Se l’ABR rileva un’ipoacusia neurosensoriale, lo specialista dovrà attivarsi per la ricerca della potenziale causa, in particolare effettuando una RMN per escludere la presenza di neurinomi (schwannomi) del nervo acustico o vestibolare oppure di alterazioni anatomiche congenite o conseguenti a traumi che impediscono una corretta funzionalità nervosa e una precisa trasmissione degli stimoli sonori al tronco encefalico.

Il tipo di cura successivamente indicata dal medico dipenderà dall’esito degli approfondimenti e potrà contemplare, a seconda dei casi, l’applicazione di un apparecchio acustico oppure l’esecuzione di un intervento chirurgico (qualora si debba rimuovere lo schwannoma o correggere un difetto anatomico) e/o la riabilitazione, effettuata con diverse metodologie di miglioramento della comunicazione (verbale, non-verbale/mimica, mista).

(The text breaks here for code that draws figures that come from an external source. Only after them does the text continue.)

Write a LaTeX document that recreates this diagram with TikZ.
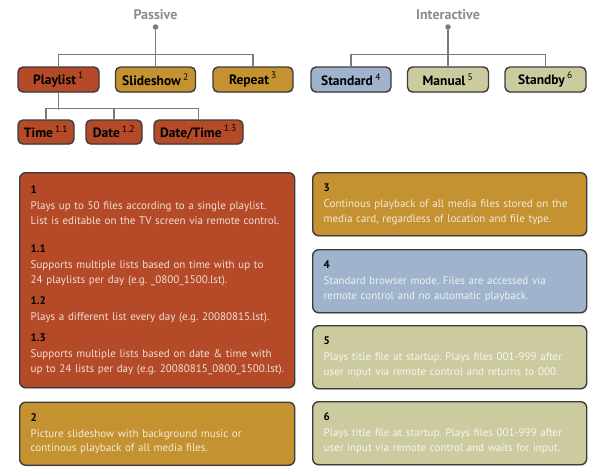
\documentclass[tikz,border=0pt]{standalone}
\usepackage{fontspec}
\setmainfont{PT Sans}
\usepackage{tikz}
\usetikzlibrary{positioning,shadows}
\definecolor{rust}{HTML}{B44A28}
\definecolor{gold}{HTML}{C49230}
\definecolor{slate}{HTML}{A0B3CC}
\definecolor{khaki}{HTML}{CCCB9F}
\definecolor{boxline}{HTML}{3C3C3C}
\definecolor{treegray}{HTML}{7A7A7A}
\definecolor{labelgray}{HTML}{8C8C8C}
\frenchspacing
\newcommand\modenum[1]{\,\textsuperscript{\mdseries #1}}
\newcommand\infohead[1]{{\color{black}\bfseries #1}\\[1.3pt]}
\tikzset{
    mode box/.style={
        draw=boxline,line width=1.4pt,rounded corners=5pt,
        minimum height=25pt,inner sep=0pt,
        font=\fontsize{13.5}{16}\selectfont\bfseries,
        drop shadow={shadow xshift=0pt,shadow yshift=-1.2pt,opacity=.25}
    },
    info box/.style={
        draw=boxline,line width=1.4pt,rounded corners=6pt,
        anchor=north west,minimum width=275pt,text width=253pt,
        inner xsep=11pt,inner ysep=6pt,align=left,
        text=white!82!#1,fill=#1,
        font=\fontsize{11}{14.7}\selectfont,
        drop shadow={shadow xshift=0pt,shadow yshift=-1.2pt,opacity=.25}
    },
    group label/.style={text=labelgray,font=\fontsize{14}{16}\selectfont\bfseries},
    tree dot/.style={circle,fill=treegray,inner sep=0pt,minimum size=5.5pt},
    tree line/.style={draw=treegray,line width=1.6pt}
}

\begin{document}
\begin{tikzpicture}[x=1pt,y=-1pt]
\useasboundingbox (0,0) rectangle (600,475);
\node[group label] (passive) at (155.5,15) {Passive};
\node[group label] (interactive) at (448,15) {Interactive};
\node[tree dot] (passive_dot) at (155.5,27) {};
\node[tree dot] (interactive_dot) at (448,27) {};
\foreach \name/\x/\w/\c/\txt in {playlist/58.5/81/rust/Playlist\modenum{1},
        slideshow/155.5/80/gold/Slideshow\modenum{2},
        repeat/253/80/gold/Repeat\modenum{3},
        standard/351/80/slate/Standard\modenum{4},
        manual/448/81/khaki/Manual\modenum{5},
        standby/545.5/81/khaki/Standby\modenum{6}}
    \node[mode box,fill=\c,minimum width=\w] (\name) at (\x,79.5) {\txt};
\foreach \name/\x/\w/\txt in {time/46/56/{Time\modenum{1.1}},
        date/114/56/{Date\modenum{1.2}},
        datetime/198.5/89/{Date/Time\modenum{1.3}}}
    \node[mode box,fill=rust,minimum width=\w,minimum height=24pt] (\name) at (\x,132) {\txt};
\draw[tree line] (passive_dot) -- (slideshow);
\draw[tree line] (interactive_dot) -- (manual);
\draw[tree line] (playlist.north) -- ++(0,-12) -| (repeat.north);
\draw[tree line] (standard.north) -- ++(0,-12) -| (standby.north);
\draw[tree line] (playlist.south) -- ++(0,17);
\draw[tree line] (time.north) -- ++(0,-11) -| (datetime.north);
\draw[tree line] (date.north) -- ++(0,-11);

\node[info box=rust,minimum height=215pt] (info_1) at (19,172) {
    \infohead{1}Plays up to 50 files according to a single playlist.\\
    List is editable on the TV screen via remote control.\\[14pt]
    \infohead{1.1}Supports multiple lists based on time with up to\\
    24 playlists per day (e.g. \_0800\_1500.lst).\\[6.5pt]
    \infohead{1.2}Plays a different list every day (e.g. 20080815.lst).\\[6.5pt]
    \infohead{1.3}Supports multiple lists based on date \& time with\\
    \mbox{up to 24 lists per day (e.g. 20080815\_0800\_1500.lst).}};
\node[info box=gold,minimum height=63pt] (info_2) at (19,401.5) {
    \infohead{2}Picture slideshow with background music or\\
    continous playback of all media files.};
\node[info box=gold,minimum height=63pt,minimum width=274pt,text width=252pt] (info_3) at (312,172) {
    \infohead{3}Continous playback of all media files stored on the\\
    media card, regardless of location and file type.};
\node[info box=slate,minimum height=63pt,minimum width=274pt,text width=252pt] (info_4) at (312,249) {
    \infohead{4}Standard browser mode. Files are accessed via\\
    remote control and no automatic playback.};
\node[info box=khaki,minimum height=63pt,minimum width=274pt,text width=252pt] (info_5) at (312,325) {
    \infohead{5}Plays title file at startup. Plays files 001-999 after\\
    user input via remote control and returns to 000.};
\node[info box=khaki,minimum height=63pt,minimum width=274pt,text width=252pt] (info_6) at (312,401) {
    \infohead{6}Plays title file at startup. Plays files 001-999 after\\
    user input via remote control and waits for input.};
\end{tikzpicture}
\end{document}
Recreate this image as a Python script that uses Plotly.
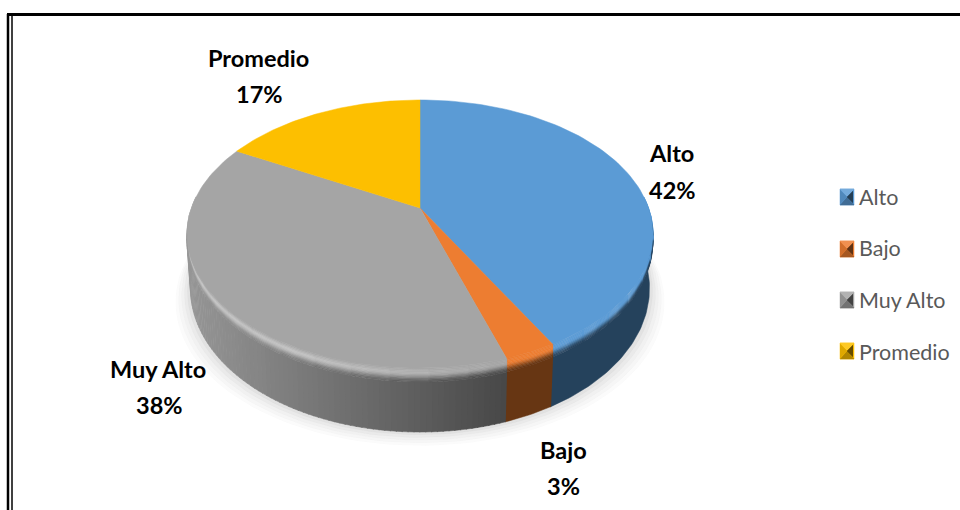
import numpy as np
import plotly.graph_objects as go

categories = ["Alto", "Bajo", "Muy Alto", "Promedio"]
values = [42, 3, 38, 17]
top_colors = ["#5b9bd5", "#ed7d31", "#a5a5a5", "#fdbf00"]
wall_colors = ["#25425c", "#673613", None, None]

CX, CY, A, B, K = 420.0, 208.0, 228.6, 129.0, 0.194


def hex_rgb(h):
    return np.array([int(h[i:i + 2], 16) for i in (1, 3, 5)], float)


def mix(c1, c2, t):
    c = hex_rgb(c1) * (1 - t) + hex_rgb(c2) * t
    return "#%02x%02x%02x" % tuple(int(v) for v in c.round())


def rim(deg):
    t = np.radians(deg)
    d = 1 + K * np.cos(t)
    return CX + A * np.sin(t) / d, CY - B * np.cos(t) / d


def bevel(deg):
    c = np.cos(np.radians(deg))
    return 5 + 9 * np.maximum(0, -c)


def depth(deg):
    c = np.cos(np.radians(deg))
    return 52 + 12 * np.maximum(0, -c)


def lowered(deg, s, x_scale=1.0):
    x, y = rim(deg)
    return CX + (x - CX) * x_scale, y + s


def poly(fig, x, y, color):
    fig.add_trace(go.Scatter(x=list(x), y=list(y), mode="lines", fill="toself", fillcolor=color,
                             line=dict(color=color, width=0.5), hoverinfo="skip", showlegend=False))


fig = go.Figure()

total = sum(values)
edges = np.concatenate([[0], np.cumsum(values)]) * 360.0 / total

# soft shadow under the near side
th = np.linspace(70, 290, 120)
for grow, alpha in [(15, .018), (12, .022), (9, .028), (6, .035), (3, .045)]:
    x, y = lowered(th, depth(th), 0.985)
    x = CX + (x - CX) * (1 + grow / 233.0)
    y = y + grow * 0.9
    poly(fig, x, y, "rgba(60,60,60,%.3f)" % alpha)


def gray_wall(x):
    t = np.clip((x - 187) / (505 - 187), 0, 1)
    return mix("#969696", "#484848", t)


def bevel_color(top, high, wall, f):
    if f < 0.35:
        return mix(top, high, f / 0.35)
    u = (f - 0.35) / 0.65
    return mix(high, wall, u * u * (3 - 2 * u))


STRIPS = 10
for i, cat in enumerate(categories):
    lo, hi = max(edges[i], 85), min(edges[i + 1], 275)
    if lo >= hi:
        continue
    top = top_colors[i]
    if wall_colors[i] is not None:
        seg = [lo, hi]
    else:
        seg = np.linspace(lo, hi, int((hi - lo) / 1.2) + 1)
    for a0, a1 in zip(seg[:-1], seg[1:]):
        arc = np.linspace(a0 - 0.1, a1 + 0.1, max(3, int(a1 - a0) + 3))
        xm, _ = rim((a0 + a1) / 2)
        wall = wall_colors[i] or gray_wall(xm)
        x1, y1 = lowered(arc, bevel(arc))
        x2, y2 = lowered(arc[::-1], depth(arc[::-1]), 0.985)
        poly(fig, np.r_[x1, x2], np.r_[y1, y2], wall)

    seg2 = np.linspace(lo, hi, max(2, int((hi - lo) / 8) + 1))
    for a0, a1 in zip(seg2[:-1], seg2[1:]):
        arc = np.linspace(a0 - 0.1, a1 + 0.1, 10)
        xm, _ = rim((a0 + a1) / 2)
        wall = wall_colors[i] or gray_wall(xm)
        if wall_colors[i] is None:
            high = mix("#c2c2c2", top, np.clip((xm - 300) / 200, 0, 1))
        else:
            high = top
        for s in range(STRIPS):
            f0, f1 = s / STRIPS, (s + 1) / STRIPS
            xa, ya = lowered(arc, f0 * bevel(arc))
            xb, yb = lowered(arc[::-1], f1 * bevel(arc[::-1]))
            poly(fig, np.r_[xa, xb], np.r_[ya, yb], bevel_color(top, high, wall, (f0 + f1) / 2))

# flat top wedges
for i, cat in enumerate(categories):
    arc = np.linspace(edges[i], edges[i + 1], 90)
    x, y = rim(arc)
    poly(fig, np.r_[CX, x, CX], np.r_[CY, y, CY], top_colors[i])

# legend entries (text) and bevelled key icons
ICON_L, ICON_R, ICON_H = 840, 854, 8
icon_y = [197, 249, 300, 351]
for i, cat in enumerate(categories):
    fig.add_trace(go.Scatter(x=[None], y=[None], mode="markers", name=cat, legendgroup=cat,
                             marker=dict(symbol="square", size=1, color="rgba(0,0,0,0)")))
    base = top_colors[i]
    xc, yc = (ICON_L + ICON_R) / 2, icon_y[i]
    t, b, l, r = yc - ICON_H, yc + ICON_H, ICON_L, ICON_R
    poly(fig, [l, r, r, l, l], [t, t, b, b, t], base)
    poly(fig, [l, r, xc], [t, t, yc], mix(base, "#ffffff", .15))
    poly(fig, [l, r, xc], [b, b, yc], mix(base, "#000000", .3))
    poly(fig, [l, xc, l], [t + 1, yc, b - 1], mix(base, "#000000", .12))
    poly(fig, [r - 1, xc, r - 1], [t + 2, yc, b - 2], mix(base, "#000000", .6))

frame = [(7, 14.5, 960, 14.5, 3), (8, 14, 8, 510, 2.5), (12, 14, 12, 510, 1.5)]
shapes = [dict(type="line", xref="x", yref="y", x0=a, y0=b, x1=c, y1=d,
               line=dict(color="#000000", width=w)) for a, b, c, d, w in frame]

label_font = dict(family="Lato", size=23.5, color="#000000")
labels = [("Promedio", 258, 58), ("17%", 259, 94), ("Alto", 671, 153), ("42%", 672, 190),
          ("Muy Alto", 158, 369), ("38%", 159, 405), ("Bajo", 563, 450), ("3%", 563, 486)]
annotations = [dict(x=x, y=y, xref="x", yref="y", showarrow=False, align="center",
                    text="<b>%s</b>" % n, font=label_font)
               for n, x, y in labels]

fig.update_layout(
    width=960, height=510, autosize=False,
    margin=dict(l=0, r=0, t=0, b=0),
    paper_bgcolor="#ffffff", plot_bgcolor="#ffffff",
    xaxis=dict(range=[0, 960], visible=False, fixedrange=True),
    yaxis=dict(range=[510, 0], visible=False, fixedrange=True),
    shapes=shapes, annotations=annotations,
    showlegend=True,
    legend=dict(x=819 / 960, y=1 - 176 / 510, xanchor="left", yanchor="top",
                font=dict(family="Lato", size=21.5, color="#595959"),
                tracegroupgap=20.6, itemwidth=30, bgcolor="rgba(0,0,0,0)"),
)
fig.write_html("out.html", config=dict(displayModeBar=False),
               post_script="document.body.style.margin='0';document.body.style.overflow='hidden';")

Prevenzione della ipoacusia neurosensoriale

Per la prevenzione dell’ipoacusia neurosensoriale è possibile adottare alcuni accorgimenti:

  • evitare l’esposizione a rumori forti, specie per periodi prolungati
  • indossare cuffie protettive se si lavora in ambienti rumorosi (per esempio, cantieri, strade altamente trafficate, uso di macchinari ecc.)
  • non ascoltare musica a volume troppo alto, soprattutto con cuffie o auricolari
  • assumere farmaci ototossici solo se strettamente necessari e prescritti dal medico (soprattutto, in gravidanza)
  • trattare correttamente e tempestivamente ogni patologia a carico dell’orecchio (in particolare, otiti), con il supporto del medico
  • sottoporre a valutazione dello specialista ogni calo significativo dell’udito
  • effettuare le vaccinazioni raccomandate e adottare misure igienico-comportamentali per ridurre il rischio di infezioni virali in gravidanza e nei primi anni di vita del bambino.